As retired New College environmental professor Jono Miller discovered when a document was leaked to him in April, the state’s Department of Environmental Protection—a title that more and more seems like a misnomer—was planning to start by leasing about one-sixth of our own Myakka State Park to cattle ranchers. 

That’s not the first time officials have insisted on state parks “paying their way.” As Craig Pittman reported in his award-winning “Park Patrol” in our April issue last year, when the DEP proposed developing golf courses, hotels and RV campgrounds in state parks, public outrage forced a quick retreat. Once the media picked up on the new plan, a similar outcry ensued—including a flurry of comments on our Facebook page. “One of the ways I make myself OK with taxation is our parks,” wrote Matt Ingraham of Sarasota. 

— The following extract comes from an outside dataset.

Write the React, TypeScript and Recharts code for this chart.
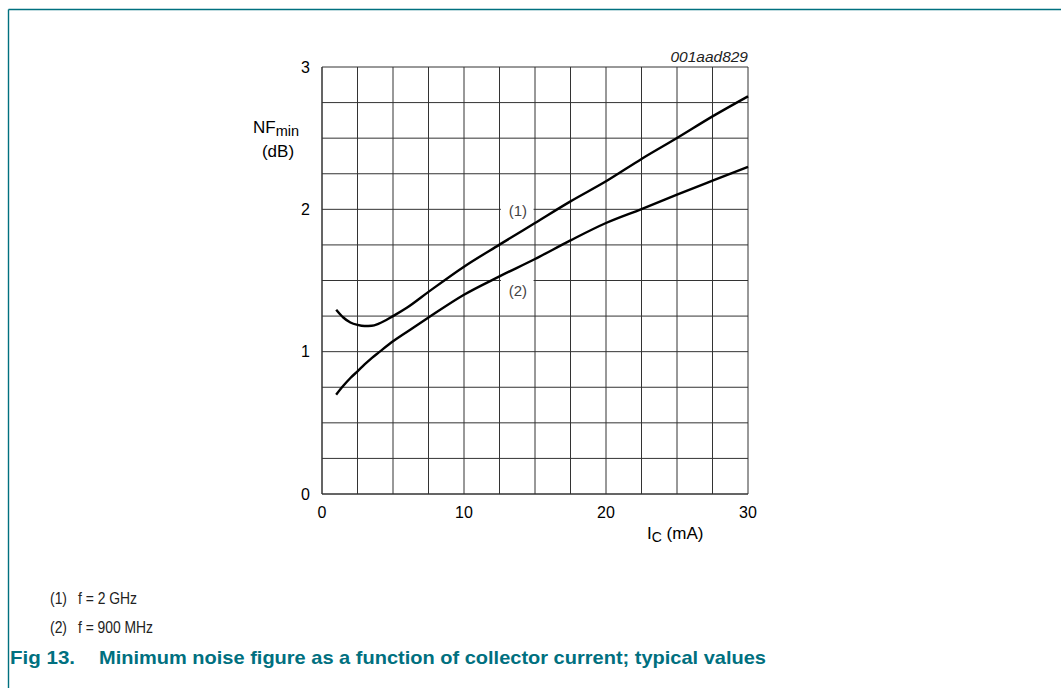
import React from 'react';
import { LineChart, Line, XAxis, YAxis, CartesianGrid, ReferenceArea, ReferenceDot } from 'recharts';

const currentMA = [1, 1.5, 2, 2.5, 3, 3.5, 4, 5, 6, 7.5, 10, 12.5, 15, 17.5, 20, 22.5, 25, 27.5, 30];
const nf2GHz = [1.295, 1.24, 1.205, 1.188, 1.18, 1.182, 1.197, 1.25, 1.31, 1.42, 1.597, 1.752, 1.904, 2.056, 2.197, 2.354, 2.501, 2.653, 2.794];
const nf900MHz = [0.698, 0.76, 0.815, 0.862, 0.91, 0.955, 0.995, 1.073, 1.14, 1.24, 1.4, 1.529, 1.651, 1.782, 1.904, 2.002, 2.103, 2.201, 2.298];
const xTicks = [0, 2.5, 5, 7.5, 10, 12.5, 15, 17.5, 20, 22.5, 25, 27.5, 30];
const yTicks = [0, 0.25, 0.5, 0.75, 1, 1.25, 1.5, 1.75, 2, 2.25, 2.5, 2.75, 3];
const curveLabels = ['(1)', '(2)'];
const legendItems = ['f = 2 GHz', 'f = 900 MHz'];

const data = currentMA.map((x, i) => ({ x, nf1: nf2GHz[i], nf2: nf900MHz[i] }));

const FONT = "'Liberation Sans', Arial, Helvetica, sans-serif";
const TEAL = '#00707f';

export default function App() {
  return (
    <div style={{ position: 'absolute', left: 0, top: 0, width: 1061, height: 688, background: '#fff', overflow: 'hidden' }}>
      <LineChart width={1061} height={688} data={data} margin={{ top: 67, right: 313, bottom: 164, left: 262 }}>
        <CartesianGrid stroke="#333" strokeWidth={1} />
        <XAxis
          type="number"
          dataKey="x"
          domain={[0, 30]}
          ticks={xTicks}
          height={30}
          tickLine={false}
          tickSize={0}
          tickMargin={13}
          axisLine={{ stroke: '#333' }}
          tick={{ fontSize: 16, fill: '#000', fontFamily: FONT }}
          tickFormatter={(v: number) => (v % 10 === 0 ? String(v) : '')}
          interval={0}
        />
        <YAxis
          type="number"
          domain={[0, 3]}
          ticks={yTicks}
          width={60}
          tickLine={false}
          tickSize={0}
          tickMargin={12}
          axisLine={{ stroke: '#333' }}
          tick={{ fontSize: 16, fill: '#000', fontFamily: FONT }}
          tickFormatter={(v: number) => (v % 1 === 0 ? String(v) : '')}
          interval={0}
        />
        <ReferenceArea x1={12.6} x2={14.9} y1={1.975} y2={2.025} fill="#fff" fillOpacity={1} stroke="none" />
        <ReferenceArea x1={12.6} x2={14.9} y1={1.475} y2={1.525} fill="#fff" fillOpacity={1} stroke="none" />
        <ReferenceDot x={13.8} y={1.99} r={0} fill="none" stroke="none"
          label={{ value: curveLabels[0], position: 'center', fill: '#444', fontSize: 15, fontFamily: FONT }} />
        <ReferenceDot x={13.8} y={1.43} r={0} fill="none" stroke="none"
          label={{ value: curveLabels[1], position: 'center', fill: '#444', fontSize: 15, fontFamily: FONT }} />
        <Line type="monotone" dataKey="nf1" stroke="#000" strokeWidth={2.4} dot={false} isAnimationActive={false} />
        <Line type="monotone" dataKey="nf2" stroke="#000" strokeWidth={2.4} dot={false} isAnimationActive={false} />
      </LineChart>
      <svg width={1061} height={688} style={{ position: 'absolute', left: 0, top: 0, pointerEvents: 'none' }}>
        <line x1={8.5} y1={9.5} x2={1061} y2={9.5} stroke={TEAL} strokeWidth={1.4} />
        <line x1={8.5} y1={9.5} x2={8.5} y2={688} stroke={TEAL} strokeWidth={1.4} />
        <text x={748} y={62} textAnchor="end" fontStyle="italic" fontSize={15.5} fontFamily={FONT} fill="#222">001aad829</text>
        <text x={253} y={133} fontSize={17} fontFamily={FONT} fill="#000">
          NF<tspan fontSize={14.5} dy={3}>min</tspan>
        </text>
        <text x={278} y={157} textAnchor="middle" fontSize={17} fontFamily={FONT} fill="#000">(dB)</text>
        <text x={647} y={539} fontSize={17} fontFamily={FONT} fill="#000">
          I<tspan fontSize={14} dy={3}>C</tspan><tspan dy={-3}> (mA)</tspan>
        </text>
        <text x={50} y={604} fontSize={17} fontFamily={FONT} fill="#222" textLength={17} lengthAdjust="spacingAndGlyphs">{curveLabels[0]}</text>
        <text x={78} y={604} fontSize={17} fontFamily={FONT} fill="#222" textLength={59} lengthAdjust="spacingAndGlyphs">{legendItems[0]}</text>
        <text x={50} y={633} fontSize={17} fontFamily={FONT} fill="#222" textLength={17} lengthAdjust="spacingAndGlyphs">{curveLabels[1]}</text>
        <text x={78} y={633} fontSize={17} fontFamily={FONT} fill="#222" textLength={75} lengthAdjust="spacingAndGlyphs">{legendItems[1]}</text>
        <text x={10} y={664} fontSize={18.5} fontWeight="bold" fontFamily={FONT} fill={TEAL} textLength={65} lengthAdjust="spacingAndGlyphs">Fig 13.</text>
        <text x={99} y={664} fontSize={18.5} fontWeight="bold" fontFamily={FONT} fill={TEAL} textLength={667} lengthAdjust="spacingAndGlyphs">Minimum noise figure as a function of collector current; typical values</text>
      </svg>
    </div>
  );
}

In a Gainesville Sun op-ed, three former park directors declared, “There is no more justification to make state parks pay for themselves than to do the same with public roads, schools or health facilities.” And in a piece in the Tampa Bay Times, reporter Pittman quoted what Florida’s first state park director, Lewis Scoggin, said in 1941: “They [state parks] have been designed to give something to the people of Florida and our guests that money cannot buy.”

Florida, which had won national accolades for its DRI process, has a park system that’s been named the best in the U.S. and has overwhelmingly voted to invest in environmental protection, now seems propelled by its leaders “into a race to the bottom,” says Miller. 

I don’t believe in heaven or hell, but lately I’ve been taking bitter consolation in imagining some of those leaders—pious, churchgoing folks by and large—lined up at the Pearly Gates and making their case.

“I let thousands of poor Floridians suffer and even die because I hated our country’s president too much to allow them to get medical care that the state’s taxpayers had already paid for,” says one. “I spent much of my time serving the voters by making sure transgendered people couldn’t use certain bathrooms,” says another. “I tried to make sure that fracking companies wouldn’t have to tell the public which poisonous chemicals they were injecting into the ground,” says someone else.

It’s hard to imagine that any of those boasts would convince St. Peter to swing open the gates and say, “Come on in!” But sometimes I wonder if our officials’ environmental transgressions might not be the greatest sins of all. To take a cold, cosmic view, decisions that hurt or even destroy individual people won’t wipe out the human race. But once you chop down a forest, ruin a river, or poison an aquifer, it’s gone—forever. We live in one of the most exquisitely beautiful—and frighteningly fragile—places on earth. Florida’s people know this. Why don’t more of our elected officials?